Minnesota Natural Language Processing Seminar Series: Diversity-Informed Dialogue Generation
The Minnesota Natural Language Processing (NLP) Seminar is a venue for faculty, postdocs, students, and anyone else interested in theoretical, computational, and human-centric aspects of natural language processing to exchange ideas and foster collaboration. The talks are every other Friday from 12 p.m. - 1 p.m. during the Fall 2021 semester.
This week's speaker, Katie Stasaski (University of California, Berkeley), will be giving a talk titled "Diversity-Informed Dialogue Generation."
Automated generation of conversational dialogue often produces uninteresting, predictable responses; this is known as the diversity problem. We introduce a new strategy to address this problem, called Diversity-Informed Data Collection (DIDC). Unlike prior approaches, which modify model architectures to solve the problem, this method uses dynamically computed corpus-level statistics to determine which conversational participants to collect data from. DIDC produces significantly more diverse data than baseline data collection methods and produces better results on two downstream tasks. This method is generalizable and can be used with other corpus-level metrics.

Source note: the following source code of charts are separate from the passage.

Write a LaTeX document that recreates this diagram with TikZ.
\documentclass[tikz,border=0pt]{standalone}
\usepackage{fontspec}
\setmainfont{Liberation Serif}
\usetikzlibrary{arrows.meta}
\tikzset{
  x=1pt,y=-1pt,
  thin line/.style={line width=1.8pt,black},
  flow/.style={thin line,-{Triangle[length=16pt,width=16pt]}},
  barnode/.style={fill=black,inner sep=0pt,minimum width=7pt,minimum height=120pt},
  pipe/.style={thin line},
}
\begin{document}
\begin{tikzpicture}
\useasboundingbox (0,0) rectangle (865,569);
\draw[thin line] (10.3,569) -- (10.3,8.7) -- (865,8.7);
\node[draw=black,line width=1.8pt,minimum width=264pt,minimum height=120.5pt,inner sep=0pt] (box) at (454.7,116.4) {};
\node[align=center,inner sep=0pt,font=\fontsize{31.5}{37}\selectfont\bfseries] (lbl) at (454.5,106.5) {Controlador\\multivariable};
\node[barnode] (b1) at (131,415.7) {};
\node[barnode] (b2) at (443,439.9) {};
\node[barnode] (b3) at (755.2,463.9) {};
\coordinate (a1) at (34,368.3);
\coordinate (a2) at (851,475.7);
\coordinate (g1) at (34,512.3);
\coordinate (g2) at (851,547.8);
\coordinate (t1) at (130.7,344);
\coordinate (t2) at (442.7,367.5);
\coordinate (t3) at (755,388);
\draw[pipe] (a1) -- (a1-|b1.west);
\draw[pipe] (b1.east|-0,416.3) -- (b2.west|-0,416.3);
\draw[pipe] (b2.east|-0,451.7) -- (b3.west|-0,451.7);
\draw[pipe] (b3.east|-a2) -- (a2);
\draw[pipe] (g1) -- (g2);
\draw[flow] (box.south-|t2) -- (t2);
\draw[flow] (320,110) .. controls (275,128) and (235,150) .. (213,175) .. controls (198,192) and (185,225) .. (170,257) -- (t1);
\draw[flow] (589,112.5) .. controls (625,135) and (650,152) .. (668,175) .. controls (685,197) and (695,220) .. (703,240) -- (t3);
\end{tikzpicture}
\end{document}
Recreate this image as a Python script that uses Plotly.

Katie Stasaski is a 6th year Ph.D. student at UC Berkeley, advised by Marti Hearst. She is interested in the intersection of natural language processing and education. Her past work has dealt specifically with increasing diversity of dialogue systems and generating complex questions. She is fortunate to be funded by an NSF GRFP and a Chancellor's Fellowship, in addition to an Amazon Machine Learning Research Award.